Hawkeye football’s Easley reflects on his journey to Iowa

He’s five catches from the century mark in his career, but Nick Easley isn’t focused on milestones.


Shivansh Ahuja

Iowa wide receiver Nick Easley navigates the defense during a football game between Iowa and Maryland in Kinnick Stadium on Saturday, October 20, 2018. The Hawkeyes defeated the Terrapins, 23-0.

Adam Hensley, Pregame Editor

TAMPA, Fla. – With one game left in his Hawkeye career, Iowa wide receiver Nick Easley is just five catches shy of reaching 100 for his two-year tenure in the Black and Gold.

Reaching the century mark for career catches isn’t his top priority when Iowa – a win against Mississippi State on Jan. 1 in the Outback Bowl reigns supreme.

Snagging 100 receptions, though, would be nice.

“Obviously, I would [want to],” Easley said. “I’m not going to lie to you. But, I’m not really focused on it. To be honest, I didn’t even know. I saw my brother tweeted something the other day [about] my 95th catch or something. I didn’t even know how many I had up until that point. I don’t even know how many I have this season to be honest with you.”

Easley’s humble, focused attitude is reflective on his football career as a whole. As someone who had no Division One offers coming out of high school and worked his way to Iowa’s top wide receiver.

Missouri Western, a Division Two program, was Easley’s only offer, but it wanted the wide receiver to do more than just catch. The Griffons wanted him to kick and punt – Easley was a standout kicker and punter in high school to go along with his receiving skills.

Instead, Easley went to Iowa Western in Council Bluffs, where he wasn’t the team’s top receiver.

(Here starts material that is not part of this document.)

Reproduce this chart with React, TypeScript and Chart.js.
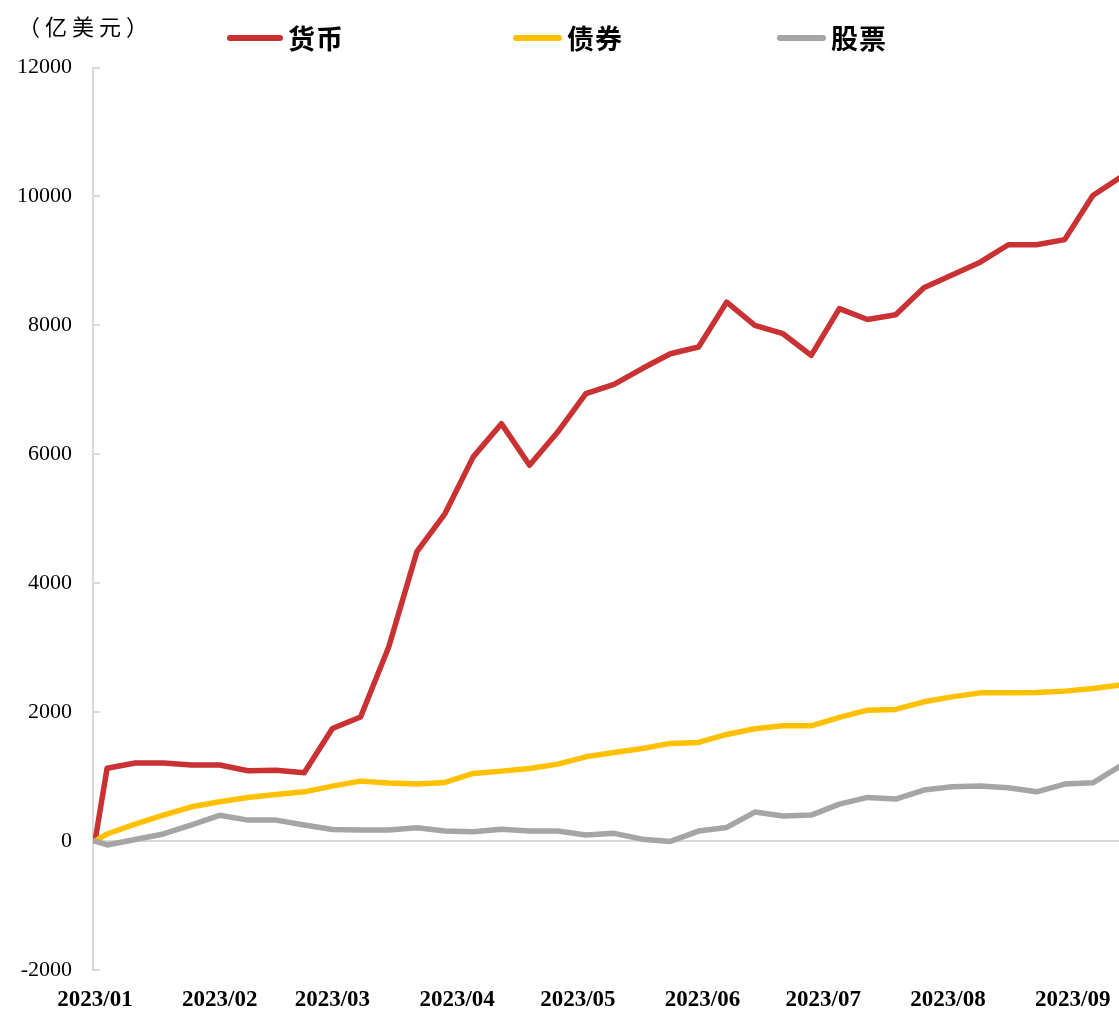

Being buried on the depth chart made Easley rethink his choice.

“My first year, to be honest with you, I hated it,” he said. “… I remember talking with my dad and being like, ‘I don’t know if I want to do this anymore.’”

However, Easley flourished in his second season, and eventually wound up at Iowa – the uncertainty around his football career didn’t stop there, though.

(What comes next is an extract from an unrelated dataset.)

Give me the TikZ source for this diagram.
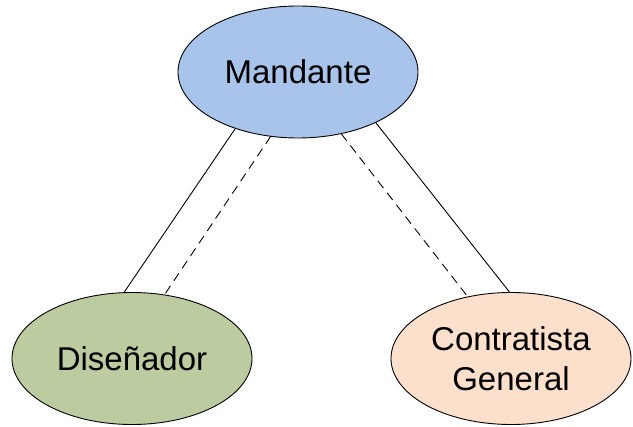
\documentclass[tikz,border=0pt]{standalone}
\usepackage{fontspec}
\setmainfont{Liberation Sans}
\usetikzlibrary{shapes.geometric}
\definecolor{mandblue}{RGB}{169,196,235}
\definecolor{disgreen}{RGB}{188,204,160}
\definecolor{conpeach}{RGB}{252,224,204}
\tikzset{
  party/.style={ellipse, draw=black, line width=0.9pt, minimum width=240pt,
    minimum height=132pt, inner sep=0pt, outer sep=0pt, align=center,
    font=\fontsize{33}{40}\selectfont},
  link/.style={line width=0.9pt},
  dlink/.style={line width=0.9pt, dash pattern=on 9pt off 6pt}
}
\begin{document}
\begin{tikzpicture}[x=1pt,y=-1pt]
\useasboundingbox (0,0) rectangle (633,427);
\node[party, fill=mandblue] (m) at (298,72) {Mandante};
\node[party, fill=disgreen] (d) at (132,358.5) {Diseñador};
\node[party, fill=conpeach] (c) at (511,358.5) {Contratista\\General};
\draw[link] (m.222.6) -- (d.97.8);
\draw[dlink] (m.247) -- (d.63.6);
\draw[dlink] (m.305) -- (c.125);
\draw[link] (m.327.5) -- (c.91);
\end{tikzpicture}
\end{document}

Coming into the 2017 season, wide receivers coach Kelvin Copeland essentially had to put together a wideout group on the fly. There were no clear-cut standouts heading into that year, as the position was one of Iowa’s biggest question marks.

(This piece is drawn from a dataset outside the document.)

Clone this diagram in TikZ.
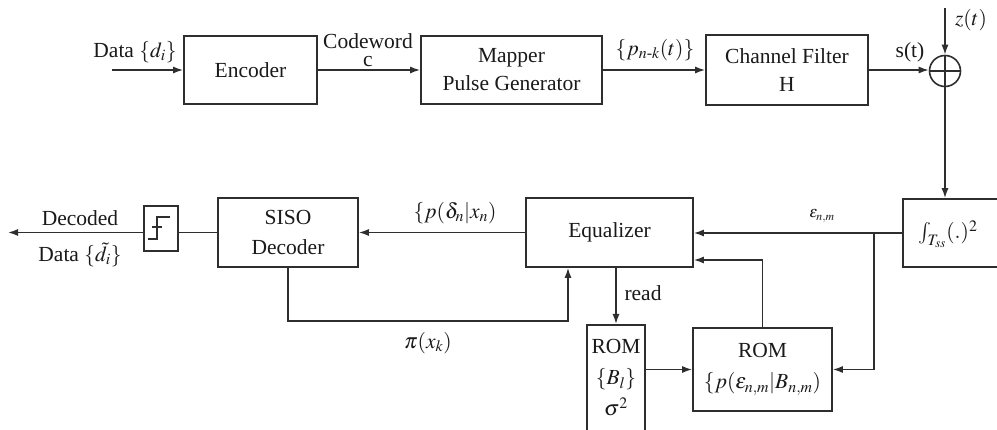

But, Easley turned out to be the leader of the group, both statistically and mentally.

“Nick has been tremendous,” Copeland said. “We basically came in together. We learned together, literally, and we learned each other. He’s been a blessing in disguise. I’m glad Brian [Ferentz] made that call.

“It was pretty clear to see early on, in spring ball practice and meetings, that this guy was a little different. He was locked in, he was engaged, he was taking notes… right away in the 2017 season we saw the product of that.”

Easley hauled in 51 passes (including 4 touchdowns) for 530 yards in his first season with Iowa. This season, he’s caught 44 passes for 390 yards and 3 touchdowns.

“Nick needs to be recognized for what he’s done,” Copeland said. “Two years, being the leading receiver at Iowa. Came in as a walk-on, earn a scholarship, back-to-back leading the team in receiving, there’s something to be said.”

Easley’s departure opens up the slot position for the Hawkeyes, and he mentioned two players in particular who he thinks will step up once his time with the program comes to a conclusion.

“Two guys come to mind: Max Cooper and Nico Ragaini,” he said. “Both guys have demonstrated the ability to play in the slot, both kind of quick, guys who really aren’t top-end speed but sudden in their routes. For them, they’ll get more reps as I leave.”

But that’s next season. Easley still has another game left, and it’s an opportunity for the receiver to look back on what’s been a winding, thrilling career.

“All the seniors really appreciate their time at Iowa,” Easley said. “Certainly, taking the path I did – a little different than most people – it really means a lot to me.”